The real estate agent’s mantra — location, location, location — also works for schools. Just as an identical home can fetch different prices in different places, an identical school can make AYP in some states, but not in others.
That’s the upshot of a terrific new report by the Fordham Foundation, The Accountability Illusion, which looked at 36 actual schools (18 elementary, 18 middle schools) and determined whether each one would make AYP under the accountability rules of 28 different states. No, they would not.
In Massachusetts – a state that ensures students have to score high in order to be considered proficient and one with relatively challenging annual targets and AYP rules – only one of 18 elementary schools was projected to make AYP. In Wisconsin, with lower proficiency standards and more lenient annual targets and rules, 17 schools were projected to do so. Same kids, same schools – different states, different rules.
“In short,” the report concludes, ”how a school is labeled under NCLB depends largely on the state in which it’s located. This can demoralize educators in states with tough AYP rules while letting under-performing schools in lenient states slip under the accountability radar screen. It also creates the illusion of a national accountability system where there isn’t one.”

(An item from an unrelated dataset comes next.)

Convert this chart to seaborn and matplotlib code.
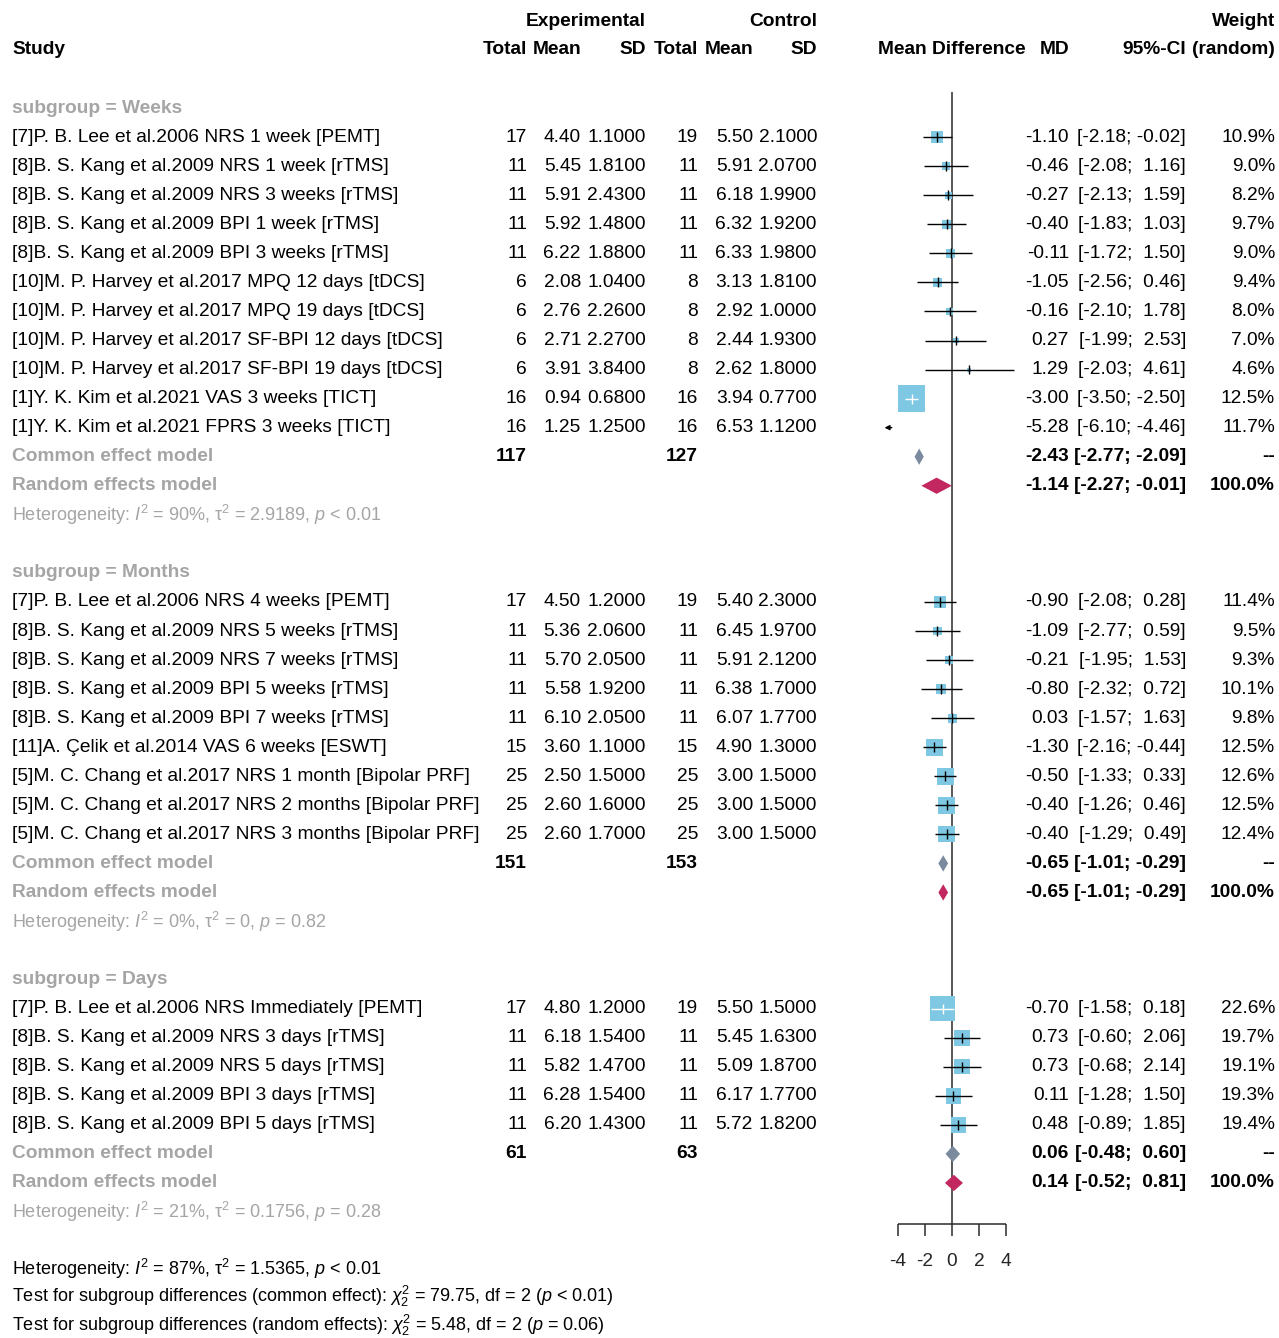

Here’s the executive summary of Fordham’s report, and here’s a video interview with Checker Finn about it. And if you are one of those who prefers to laugh rather than weep in the face of outrage, Mathew Ladner of Jay Greene’s blog turns this whole miasma into a parody of the Budweiser “Real Men of Genius” ad campaign. “Here’s to you, Mr. Wisconsin No Child Left Behind compliance guy!” Hilarious.
Can we now officially say that accountability as currently conceived and practiced is a joke? A bad school in Massachusetts is a good school in Arizona. Failure in Nevada is magically redefined as success when it moves to Wisconsin. Our crazy quilt of accountability systems only breeds cynicism about the whole enterprise (why improve schools when you can lower the bar?) and makes it baby simple to evade responsibility and all but impossible to reach informed conclusions about your child’s school.
One standard, one yardstick, or else don’t bother. Instead of location, location, location, let’s try transparency, transparency, transparency.